On Sunday before I made this ice cream, I saw that there was a heat advisory through Wednesday. By Thursday (when I originally started writing this post), they re-extended the EXCESSIVE HEAT WARNING to Saturday!
That’s a full week of excessive heat. We finished off the Brown Sugar and Toasted Almond Ice Cream earlier in the week, and I decided that I had to make another batch of ice cream, even if I couldn’t eat it immediately because it needed to firm up rather than be the slush that my ice cream maker produces.
I found the recipe for Blueberry Cinnamon Swirl Ice Cream on eatingwell.com. I was very excited to find a recipe for ice cream that I could make from everything I had at home. Of course, my pantry is particularly well stocked, but the only two things that a normal pantry might not have were gelatin and sweetened condensed milk (and a vanilla bean, but you could substitute vanilla extract for that). I was thrilled to find a recipe that didn’t call for heavy cream, which would have required me to make a special trip to the store.
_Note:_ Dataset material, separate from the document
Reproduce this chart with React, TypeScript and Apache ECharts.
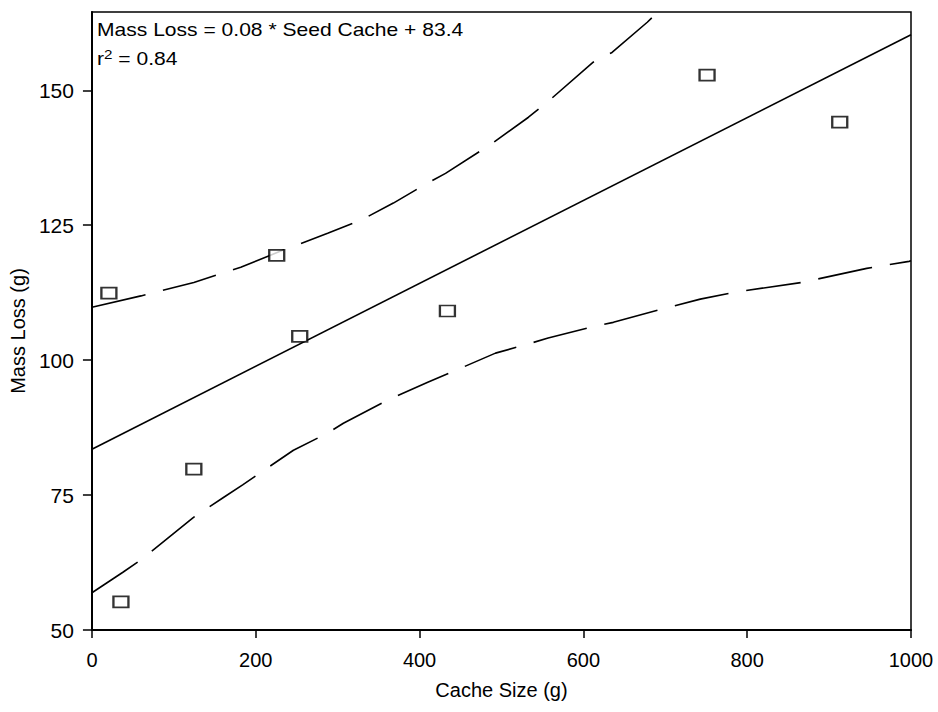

The custard came together pretty easily. In fact, the method of this recipe was pretty similar to the earlier ice cream recipe. You soften gelatin; heat part of the milk with the vanilla bean to extract vanilla flavor; gradually stir milk into the egg yolks and sweetened condensed milk; then return the mixture to the pan to cook. I had my heat right (spot-on medium), so my custard was ready before 5 minutes were up. After you remove the custard from heat, you mix in the gelatin until it melts, and add the rest of the milk. Then the custard goes into the fridge to cool for at least 2 hours.
You put the ice cream custard in the ice cream maker and make it according to the machine’s instructions. You add blueberries during the last 5 minutes of freezing time. My ice cream was still slush, but it wasn’t going to get any more frozen. I basically just wanted the berries to mix into the ice cream thoroughly, and I was afraid that if I stopped the mixer and stirred them in with a spoon the ice cream slush might start to melt.
I (or rather, Alex, since I went to bed right after this) put it in a container and froze it a while before we ate it.
This was really good. The sweetened condensed milk, combined with the cinnamon, reminded me of honey. [Actually, as I eat it now, it reminds me some of the Breyer’s Fried Ice Cream; mine isn’t low calorie, but at least it doesn’t have a whole bunch of preservatives in it. Maybe it’s just the cinnamon that makes me think of this.] This had a good, creamy texture, and the frozen blueberries were a lot of fun to eat, but I think it would be good with other items in it as well. I would make this again.